Na razie Grand Theft Auto 5 wciąż króluje w zestawieniach najchętniej kupowanych gier wideo, ale Rockstar już myśli nad kolejną częścią, czyli Grand Theft Auto 6. Jak wynika z plotek, zagramy w nią dopiero w 2020 roku, gdyż opóźnienie wynika z faktu, iż Rockstar planuje przenieść do niej cały teren Stanów Zjednoczonych.
Z każdą kolejną odsłoną, seria GTA staje się większa, a teren gry obejmuje coraz większe połacie terenu. Wiemy od jakiegoś czasu, że Rockstar pracuje już nad GTA 6. Jednak premiera nowej odsłony serii może odbyć się znacznie później niż sądzimy. Opóźnienie wynika bowiem z niezwykle ambitnych planów producentów, którzy chcą przenieść do gry cały obszar Stanów Zjednoczonych.
Wprawdzie nie wiadomo ile jest w tych doniesieniach prawdy. Zachodnie media sugerują jednak, że Rockstar planuje zmapować całą mapę kraju, a następnie przenieść ją do nowej gry. Mogłoby to sugerować, że twórcy chcą zaoferować graczom prawdziwie otwarty świat na niespotykaną dotychczas skalę. Oczywiście taki pomysł niesie ze sobą sporo problemów, głównie związanych z kwestią odległości. Przemierzanie setek kilometrów otwartych przestrzeni pomiędzy metropoliami byłoby bardzo uciążliwe, chyba że powstałby jakiś szybki system transportu. Poza tym wymagałoby to podzielenia mapy na sekcje, które byłyby ładowane, gdyż nie dałoby się jednorazowo wprowadzić całości do pamięci.
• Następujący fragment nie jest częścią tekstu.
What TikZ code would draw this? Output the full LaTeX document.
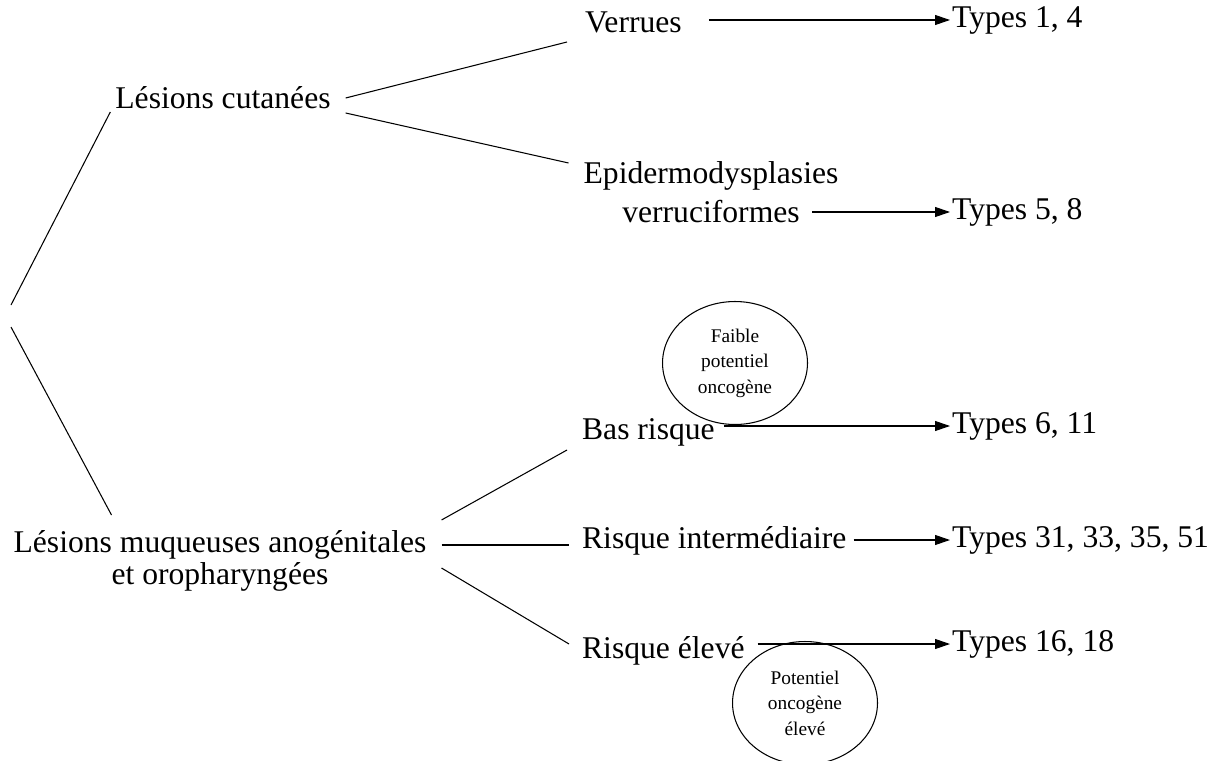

Zaznaczam, że powyższe informacje o tylko plotki, które nie muszą być prawdziwe. Na razie pewne jest tylko to, że gra powstaje, a jeśli rzeczywiście pojawi się dopiero w 2020 roku, to Rockstar będzie miał aż 5 lat na realizację wszystkich pomysłów. Przeniesienie do GTA 6 całych Stanów Zjednoczonych jest raczej mało prawdopodobne. Ale z drugiej strony do Minecrafta przeniesiono np. całą mapę Danii, więc nie jest to niemożliwe. Poza tym 5 lat patrząc na to przez pryzmat sprzętu komputerowego to szmat czasu i wówczas będą już dostępne znacznie mocniejsze procesory i karty graficzne, które poradziłyby sobie z taką grą.
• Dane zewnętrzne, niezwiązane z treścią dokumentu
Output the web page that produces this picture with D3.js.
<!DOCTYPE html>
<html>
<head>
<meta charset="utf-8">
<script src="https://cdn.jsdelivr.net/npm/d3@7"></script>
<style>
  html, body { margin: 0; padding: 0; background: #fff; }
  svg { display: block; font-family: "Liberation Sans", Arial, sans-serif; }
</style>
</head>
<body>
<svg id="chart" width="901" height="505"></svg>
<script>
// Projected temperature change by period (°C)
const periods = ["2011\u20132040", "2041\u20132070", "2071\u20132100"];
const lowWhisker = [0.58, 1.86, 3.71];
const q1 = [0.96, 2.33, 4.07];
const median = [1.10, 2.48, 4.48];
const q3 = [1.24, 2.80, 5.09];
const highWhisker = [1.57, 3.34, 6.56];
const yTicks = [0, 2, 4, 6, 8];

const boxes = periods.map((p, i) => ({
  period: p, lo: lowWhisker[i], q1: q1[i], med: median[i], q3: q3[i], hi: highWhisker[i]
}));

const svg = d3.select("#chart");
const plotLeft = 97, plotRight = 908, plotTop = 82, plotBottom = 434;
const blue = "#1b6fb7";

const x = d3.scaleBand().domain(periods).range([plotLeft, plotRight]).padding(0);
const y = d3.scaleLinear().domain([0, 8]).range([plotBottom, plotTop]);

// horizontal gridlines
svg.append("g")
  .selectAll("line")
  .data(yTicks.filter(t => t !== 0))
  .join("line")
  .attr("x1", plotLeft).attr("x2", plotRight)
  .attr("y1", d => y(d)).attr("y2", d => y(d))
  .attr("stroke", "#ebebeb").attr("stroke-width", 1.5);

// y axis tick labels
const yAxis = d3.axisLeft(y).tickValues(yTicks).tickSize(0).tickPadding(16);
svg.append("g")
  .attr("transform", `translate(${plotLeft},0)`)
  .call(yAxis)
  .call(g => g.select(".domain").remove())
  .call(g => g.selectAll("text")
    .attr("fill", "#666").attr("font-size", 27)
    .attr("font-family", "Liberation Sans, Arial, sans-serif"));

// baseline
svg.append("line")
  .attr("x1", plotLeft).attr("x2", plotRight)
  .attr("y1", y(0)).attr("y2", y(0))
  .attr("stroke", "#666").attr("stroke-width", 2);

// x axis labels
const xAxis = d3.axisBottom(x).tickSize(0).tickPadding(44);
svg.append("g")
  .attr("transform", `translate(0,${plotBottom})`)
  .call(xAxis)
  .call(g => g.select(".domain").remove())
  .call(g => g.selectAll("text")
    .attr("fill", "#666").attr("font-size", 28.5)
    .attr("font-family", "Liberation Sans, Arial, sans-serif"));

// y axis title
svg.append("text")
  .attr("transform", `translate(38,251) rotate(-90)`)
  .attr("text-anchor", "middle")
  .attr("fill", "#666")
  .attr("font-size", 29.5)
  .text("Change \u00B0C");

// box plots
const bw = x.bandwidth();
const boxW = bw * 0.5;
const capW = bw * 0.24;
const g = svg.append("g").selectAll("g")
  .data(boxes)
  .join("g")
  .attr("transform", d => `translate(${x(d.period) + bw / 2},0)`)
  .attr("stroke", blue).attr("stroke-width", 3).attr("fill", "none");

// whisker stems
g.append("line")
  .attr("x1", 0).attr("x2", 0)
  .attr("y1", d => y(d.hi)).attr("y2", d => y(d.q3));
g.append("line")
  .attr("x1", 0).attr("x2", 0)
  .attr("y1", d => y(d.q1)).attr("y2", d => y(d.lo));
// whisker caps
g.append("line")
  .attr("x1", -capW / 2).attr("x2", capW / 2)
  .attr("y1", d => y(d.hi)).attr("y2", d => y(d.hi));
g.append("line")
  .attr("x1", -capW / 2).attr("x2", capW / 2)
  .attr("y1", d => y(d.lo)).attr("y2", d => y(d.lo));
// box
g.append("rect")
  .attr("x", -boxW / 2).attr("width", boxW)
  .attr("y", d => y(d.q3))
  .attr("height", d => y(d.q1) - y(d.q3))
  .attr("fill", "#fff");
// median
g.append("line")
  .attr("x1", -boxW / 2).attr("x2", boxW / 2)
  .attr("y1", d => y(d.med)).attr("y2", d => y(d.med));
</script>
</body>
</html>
A może po prostu Rockstar podąża w kierunku MMO, wówczas zdigitalizowanie całego USA miałoby sens. Jeśli nie posiadacie jeszcze Grand Theft Auto V, to możecie ją tanio kupić pod powyższym linkiem.
Źródło: Ibtimes.co.in
> nie dałoby się jednorazowo wprowadzić całości do pamięci
hmm – nigdy nie jest wczytywana całość do pamięci 🙂 nawet z małej wyspy Los Santos – jest to wczytywanie w tle kolejnych odcinków nieodczuwalne dla użytkownika.
W ten sposób działa również symulator X-Plane, do którego jest przeniesiony CAŁY ŚWIAT w poniższej jakości:
Nie do końca masz rację. W X-Plane masz po prostu zwykłą mapę satelitarną z kilkoma obiektami 3D. Tutaj musiałyby to być tysiące obiektów 3D, tak jak w The Crew a więc loading byłby koniecznością.
@Dariusz niestety nie masz racji 🙂
W X-Plane scenerie podkładu tekstur zajmują czasami i 300GB (polski przykład: https://vimeo.com/70918121), obiektów 3D może być do tego tak dużo jak na fotce a i tak symulator będzie sobie radził z wczytywaniem w tle kolejnych partii i umożliwiał w ten sposób lot nawet dookoła świata 🙂
Chciałbym to zobaczyć, ale obawiam się, że projekt mógłby przerosnąć autorów.